Lazy programs aren't allowed to evaluate many expressions
until it can be proven that those expressions are used. Therefore, a
great deal of time is spent creating and destroying suspended pieces
of computation (thunks). All too often, these computations are simple
enough that it would be just as easy to evaluate them instead. Faxen
and others have used static analysis to expose such opportunities for
eagerness. We instead propose using eagerness everywhere, while using
mechanisms which permit us to recover if our program is too
eager.
Finally, eager evaluation promises scalability. There are provably
efficient techniques for scheduling eager programs on multiple
processors. Our mechanisms for handling eagerness provide a natural
way for identifying pieces of work large enough to be worth executing
in parallel. At the same time, we can show that we will always make
progress on the critical path of our programs. Thus, we should be
able to run our programs efficiently on a shared-memory machine
without the need for programmer annotations to control parallelism.
This is in stark constrast to other approaches to parallelism in
haskell, which require annotations to mark which computations may be
speculatively evaluated, and to what degree of speculative evaluation
is required.
For more detail on the potential tradeoffs and advantages of Eager
Haskell, see my thesis proposal.
The Eager Haskell Evaluation Mechanism
There's one small problem with eager evaluation of lazy code:
non-termination! (Or, more generally, bottom.) Lazy programs
often use idioms which define an infinite data structure; this data
structure is unfolded as it is needed, and unused pieces are
discarded. A simple example is the list-numbering idiom:
> numberList xs = zip [0..] xs
In order to cope with this problem, Eager Haskell uses
resource-bounded execution. The system tracks the resource
usage as a computation unfolds. If resource demands get too high (for
example because we are unfolding an infinite data structure as shown
above) then we fall back to lazy execution. All outstanding
computations are replaced by thunks. This fallback process
effectively creates an image of the stack on the heap. However, we
resume execution from the bottom of the stack. Thunks
further up the stack are forced only as they are needed. More
important, thunks which are never needed will become garbage and can
be reclaimed. Once resumed, however, a computation proceeds eagerly
just as before.
If we choose a constant upper bound on new resource consumption,
resource-bounded execution should use at most a constant factor more
space and time than lazy execution. The intuitive argument is simple:
Every time we reach the resource bound, we fall back to laziness, so
our space and time will increase by at most the resource bound. In
practice we must set the resource bound fairly high (several hundred
kilobytes, or when we're close to overflowing the stack)---the
fallback mechanism is slow, and code is compiled with the basic
assumption fallback is rare. This means that uncontrolled unfolding
of infinite lists such as [0..] above will be quite
inefficient in practice. Fortunately, such cases are comparatively
easy to spot. The compiler can add laziness explicitly to
uncontrolled loops, and the programmer is free to annotate the program
for laziness. We expect such annotations will rarely be needed, and
hope that it will be fairly obvious how they must be added when they
are required.
We must be a little bit careful how we re-start suspended lazy
execution if we want the best possible space bounds. Frequently
fallback gives rise to long chains of dependent computations. When we
require the head of such a chain, we must perform all the computations
in the chain. The scheduler is careful to re-start such chains from
the far end. Thus, if A depends on B depends on C, we first compute
C, then B, then A. By re-starting computations in this order, we
avoid consuming stack space for A and B while computing C. This is
vital, as chains can become too long to fit on the stack. Moreover,
careful scheduling means that the underlying execution mechanism need
not actually be properly tail-recursive; if the stack fills up due to
tail recursion, we will simply move it to the heap and place only the
most recent iteration on the stack once again.

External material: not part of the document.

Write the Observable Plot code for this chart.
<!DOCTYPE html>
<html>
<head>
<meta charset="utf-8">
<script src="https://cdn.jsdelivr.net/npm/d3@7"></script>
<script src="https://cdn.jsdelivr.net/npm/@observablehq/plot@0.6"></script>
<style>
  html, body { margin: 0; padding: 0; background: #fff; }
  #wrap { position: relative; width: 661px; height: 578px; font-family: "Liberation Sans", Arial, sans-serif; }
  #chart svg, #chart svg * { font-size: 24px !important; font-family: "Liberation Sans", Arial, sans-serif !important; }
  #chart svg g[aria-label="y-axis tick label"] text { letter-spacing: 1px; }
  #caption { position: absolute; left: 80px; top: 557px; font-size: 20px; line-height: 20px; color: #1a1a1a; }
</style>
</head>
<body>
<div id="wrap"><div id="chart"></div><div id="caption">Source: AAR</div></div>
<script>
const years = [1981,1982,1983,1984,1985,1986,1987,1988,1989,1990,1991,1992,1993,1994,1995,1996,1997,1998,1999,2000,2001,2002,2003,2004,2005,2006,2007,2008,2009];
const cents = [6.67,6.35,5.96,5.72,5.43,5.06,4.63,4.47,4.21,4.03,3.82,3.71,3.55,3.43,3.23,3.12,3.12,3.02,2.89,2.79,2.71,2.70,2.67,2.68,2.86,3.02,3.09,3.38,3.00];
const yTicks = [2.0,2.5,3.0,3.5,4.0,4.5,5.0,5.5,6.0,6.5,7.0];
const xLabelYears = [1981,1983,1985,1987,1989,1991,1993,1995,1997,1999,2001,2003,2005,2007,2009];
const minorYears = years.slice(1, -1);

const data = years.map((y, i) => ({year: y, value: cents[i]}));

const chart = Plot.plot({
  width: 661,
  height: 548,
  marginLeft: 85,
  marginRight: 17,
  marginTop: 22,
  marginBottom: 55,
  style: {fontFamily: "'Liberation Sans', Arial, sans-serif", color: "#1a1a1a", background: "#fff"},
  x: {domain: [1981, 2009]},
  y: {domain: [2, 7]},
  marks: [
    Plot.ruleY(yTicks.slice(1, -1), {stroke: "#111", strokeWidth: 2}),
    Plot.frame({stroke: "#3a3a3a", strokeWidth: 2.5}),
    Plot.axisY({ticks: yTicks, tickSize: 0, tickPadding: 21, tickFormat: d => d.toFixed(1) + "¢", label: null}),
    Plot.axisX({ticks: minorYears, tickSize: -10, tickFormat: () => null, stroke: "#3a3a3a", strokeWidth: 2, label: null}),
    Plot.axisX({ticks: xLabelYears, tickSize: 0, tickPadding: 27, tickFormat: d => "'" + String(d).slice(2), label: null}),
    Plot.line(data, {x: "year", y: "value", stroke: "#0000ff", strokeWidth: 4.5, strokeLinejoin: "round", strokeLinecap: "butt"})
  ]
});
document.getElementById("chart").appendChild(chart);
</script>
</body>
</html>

Resource-bounded computation using lazy fallback is also a natural
way to schedule producer-consumer parallelism. This is a tricky
problem as most computations make it difficult to identify producer
and consumer in any kind of meaningful way: results produced in one
place may be consumed in many different places over time, or results
from many sources may be bundled together into a more complex data
structure. Eagerness means that producers can operate undisturbed
(and eventually in parallel). Resource bounds limit the total amount of
data which is produced without requiring a notion of which resources
belong to which producer. Lazy fallback means that consumers are
permitted to run as resources are used up, thereby freeing them, and
that producers are re-started when more data is required.
One final detail must be handled specially: Error expressions.
Eager execution may encounter calls to error functions and exception
handlers which would not have been reached during lazy execution.
This code must be treated specially: simply marking it as "lazy" is
insufficient, since eager computations may force lazy thunks.
Instead, we have a special class of bottom thunks which are
forced only if they are found to be necessary by the scheduler when it
resumes execution after fallback. These expressions are identified
statically by the compiler using bottom
extraction, which is also used to simplify a number of program
transformations involving error-handling code.
The relationship between Eager Haskell and pH
Before there was an Eager Haskell, there was pH, a parallel
Haskell. Both languages use eager evaluation. Both share the
goal of running unannotated programs with linear speedup on a parallel
machine. Both share the syntax and type system of Haskell, and use
the same compiler front end. However, pH does not have a lazy
fallback mechanism. There are therefore many Haskell programs which
do not run correctly in pH. However, pH provides a number of
mechanisms which do not exist in Eager Haskell. The most important of
these is the barrier mechanism. This permits programs to
detect deep termination, when all eager computations in a particular
program region have executed to completion. Both pH and Eager Haskell
include libraries of I- and M-structure operations, but only pH
integrates them deeply into the language. In Eager Haskell such
side-effecting constructs must be used with care, normally through a
(still-unwritten) monadic interface. Thus the two languages have
complementary, but somewhat different, purposes.